- **Request**
Give the lines of the material verbatim, from the first line to the line with "const y = d3.scaleLinear().domain([0, 800]).range([padB, padT])", including both.

- **Data segment**
========================

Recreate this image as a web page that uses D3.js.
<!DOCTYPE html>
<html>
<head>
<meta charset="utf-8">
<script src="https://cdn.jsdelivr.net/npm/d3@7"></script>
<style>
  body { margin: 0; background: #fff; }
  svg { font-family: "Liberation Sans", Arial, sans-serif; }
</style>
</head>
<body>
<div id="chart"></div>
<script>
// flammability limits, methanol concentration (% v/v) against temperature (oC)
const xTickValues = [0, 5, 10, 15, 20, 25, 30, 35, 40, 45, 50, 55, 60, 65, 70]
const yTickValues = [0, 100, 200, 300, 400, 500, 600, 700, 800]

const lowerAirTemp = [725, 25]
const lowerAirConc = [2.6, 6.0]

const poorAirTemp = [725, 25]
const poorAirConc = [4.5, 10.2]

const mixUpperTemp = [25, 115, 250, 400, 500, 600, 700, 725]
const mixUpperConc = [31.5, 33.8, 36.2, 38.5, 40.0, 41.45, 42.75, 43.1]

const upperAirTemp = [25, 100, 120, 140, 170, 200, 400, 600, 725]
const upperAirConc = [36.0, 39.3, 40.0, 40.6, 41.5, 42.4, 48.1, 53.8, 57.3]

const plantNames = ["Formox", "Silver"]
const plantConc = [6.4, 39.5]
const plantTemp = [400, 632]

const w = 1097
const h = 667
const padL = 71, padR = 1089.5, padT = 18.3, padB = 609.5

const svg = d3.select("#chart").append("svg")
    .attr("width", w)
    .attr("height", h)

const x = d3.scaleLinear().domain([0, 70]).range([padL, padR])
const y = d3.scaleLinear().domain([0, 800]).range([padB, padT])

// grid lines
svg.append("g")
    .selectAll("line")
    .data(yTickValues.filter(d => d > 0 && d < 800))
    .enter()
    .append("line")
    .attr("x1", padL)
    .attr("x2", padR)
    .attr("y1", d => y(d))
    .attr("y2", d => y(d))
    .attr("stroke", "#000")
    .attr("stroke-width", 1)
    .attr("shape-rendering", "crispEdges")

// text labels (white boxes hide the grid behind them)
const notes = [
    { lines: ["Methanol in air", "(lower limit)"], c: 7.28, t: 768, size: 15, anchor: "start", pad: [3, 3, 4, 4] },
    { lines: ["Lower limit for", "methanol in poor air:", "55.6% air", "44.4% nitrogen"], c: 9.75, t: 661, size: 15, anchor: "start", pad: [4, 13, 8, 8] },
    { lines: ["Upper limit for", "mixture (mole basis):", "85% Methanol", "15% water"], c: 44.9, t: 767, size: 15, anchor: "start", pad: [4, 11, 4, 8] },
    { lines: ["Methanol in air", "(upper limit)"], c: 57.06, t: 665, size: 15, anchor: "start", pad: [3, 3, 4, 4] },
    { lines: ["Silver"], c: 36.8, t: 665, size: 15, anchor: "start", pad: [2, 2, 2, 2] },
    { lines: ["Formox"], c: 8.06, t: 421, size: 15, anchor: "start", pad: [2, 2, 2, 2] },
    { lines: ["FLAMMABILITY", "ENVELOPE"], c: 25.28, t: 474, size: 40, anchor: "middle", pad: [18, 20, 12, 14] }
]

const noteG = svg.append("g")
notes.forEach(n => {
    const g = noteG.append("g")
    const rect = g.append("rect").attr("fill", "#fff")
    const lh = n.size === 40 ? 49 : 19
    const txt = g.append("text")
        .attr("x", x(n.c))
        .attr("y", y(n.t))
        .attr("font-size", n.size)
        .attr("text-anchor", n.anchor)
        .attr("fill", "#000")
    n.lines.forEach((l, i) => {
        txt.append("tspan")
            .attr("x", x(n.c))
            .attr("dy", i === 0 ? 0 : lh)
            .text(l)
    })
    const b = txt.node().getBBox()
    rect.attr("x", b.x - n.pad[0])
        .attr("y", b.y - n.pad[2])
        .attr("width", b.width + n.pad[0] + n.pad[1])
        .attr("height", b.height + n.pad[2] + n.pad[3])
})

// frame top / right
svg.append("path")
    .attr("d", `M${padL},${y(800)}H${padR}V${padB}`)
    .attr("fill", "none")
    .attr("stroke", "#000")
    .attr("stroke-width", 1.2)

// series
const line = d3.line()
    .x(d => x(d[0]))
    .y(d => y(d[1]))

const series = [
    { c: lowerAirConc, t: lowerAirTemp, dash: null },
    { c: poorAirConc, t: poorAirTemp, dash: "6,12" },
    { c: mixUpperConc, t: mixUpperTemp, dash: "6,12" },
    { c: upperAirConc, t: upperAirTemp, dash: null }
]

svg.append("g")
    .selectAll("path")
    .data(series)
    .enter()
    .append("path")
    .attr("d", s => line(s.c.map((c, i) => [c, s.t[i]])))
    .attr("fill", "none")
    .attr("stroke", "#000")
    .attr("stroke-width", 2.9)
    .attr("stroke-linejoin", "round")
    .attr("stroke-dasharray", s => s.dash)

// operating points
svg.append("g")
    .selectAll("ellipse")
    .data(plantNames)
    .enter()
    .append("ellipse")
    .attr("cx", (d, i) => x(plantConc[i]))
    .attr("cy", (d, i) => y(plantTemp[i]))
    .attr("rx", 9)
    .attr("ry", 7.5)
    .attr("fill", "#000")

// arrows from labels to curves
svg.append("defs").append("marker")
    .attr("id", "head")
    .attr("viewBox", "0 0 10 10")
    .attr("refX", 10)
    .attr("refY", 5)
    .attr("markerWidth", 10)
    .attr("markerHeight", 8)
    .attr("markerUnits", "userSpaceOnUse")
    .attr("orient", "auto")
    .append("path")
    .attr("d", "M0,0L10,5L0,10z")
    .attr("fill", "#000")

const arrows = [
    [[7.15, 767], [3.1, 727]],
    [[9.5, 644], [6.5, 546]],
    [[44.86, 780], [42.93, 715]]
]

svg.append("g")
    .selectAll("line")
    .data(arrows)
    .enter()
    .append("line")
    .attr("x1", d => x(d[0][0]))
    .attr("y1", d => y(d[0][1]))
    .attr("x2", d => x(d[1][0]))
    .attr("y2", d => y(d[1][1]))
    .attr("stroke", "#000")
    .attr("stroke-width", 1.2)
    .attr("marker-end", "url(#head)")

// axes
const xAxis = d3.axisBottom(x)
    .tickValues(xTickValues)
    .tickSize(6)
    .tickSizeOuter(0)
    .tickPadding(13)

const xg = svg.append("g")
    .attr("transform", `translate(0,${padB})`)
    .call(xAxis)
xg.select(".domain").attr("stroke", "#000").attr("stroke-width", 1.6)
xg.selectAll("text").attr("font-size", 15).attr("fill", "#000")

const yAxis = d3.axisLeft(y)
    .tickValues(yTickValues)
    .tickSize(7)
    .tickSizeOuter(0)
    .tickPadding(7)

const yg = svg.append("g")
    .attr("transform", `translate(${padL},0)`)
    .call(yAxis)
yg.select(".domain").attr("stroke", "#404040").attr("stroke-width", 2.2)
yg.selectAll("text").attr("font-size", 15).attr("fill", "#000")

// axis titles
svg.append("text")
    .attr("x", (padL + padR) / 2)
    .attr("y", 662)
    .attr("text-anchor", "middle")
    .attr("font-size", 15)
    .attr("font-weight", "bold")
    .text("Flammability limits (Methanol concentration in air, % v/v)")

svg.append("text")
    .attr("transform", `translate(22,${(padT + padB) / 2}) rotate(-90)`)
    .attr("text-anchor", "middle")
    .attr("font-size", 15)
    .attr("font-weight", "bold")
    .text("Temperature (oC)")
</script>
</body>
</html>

========================

- **Response to the exercise**
Recreate this image as a web page that uses D3.js.
<!DOCTYPE html>
<html>
<head>
<meta charset="utf-8">
<script src="https://cdn.jsdelivr.net/npm/d3@7"></script>
<style>
  body { margin: 0; background: #fff; }
  svg { font-family: "Liberation Sans", Arial, sans-serif; }
</style>
</head>
<body>
<div id="chart"></div>
<script>
// flammability limits, methanol concentration (% v/v) against temperature (oC)
const xTickValues = [0, 5, 10, 15, 20, 25, 30, 35, 40, 45, 50, 55, 60, 65, 70]
const yTickValues = [0, 100, 200, 300, 400, 500, 600, 700, 800]

const lowerAirTemp = [725, 25]
const lowerAirConc = [2.6, 6.0]

const poorAirTemp = [725, 25]
const poorAirConc = [4.5, 10.2]

const mixUpperTemp = [25, 115, 250, 400, 500, 600, 700, 725]
const mixUpperConc = [31.5, 33.8, 36.2, 38.5, 40.0, 41.45, 42.75, 43.1]

const upperAirTemp = [25, 100, 120, 140, 170, 200, 400, 600, 725]
const upperAirConc = [36.0, 39.3, 40.0, 40.6, 41.5, 42.4, 48.1, 53.8, 57.3]

const plantNames = ["Formox", "Silver"]
const plantConc = [6.4, 39.5]
const plantTemp = [400, 632]

const w = 1097
const h = 667
const padL = 71, padR = 1089.5, padT = 18.3, padB = 609.5

const svg = d3.select("#chart").append("svg")
    .attr("width", w)
    .attr("height", h)

const x = d3.scaleLinear().domain([0, 70]).range([padL, padR])
const y = d3.scaleLinear().domain([0, 800]).range([padB, padT])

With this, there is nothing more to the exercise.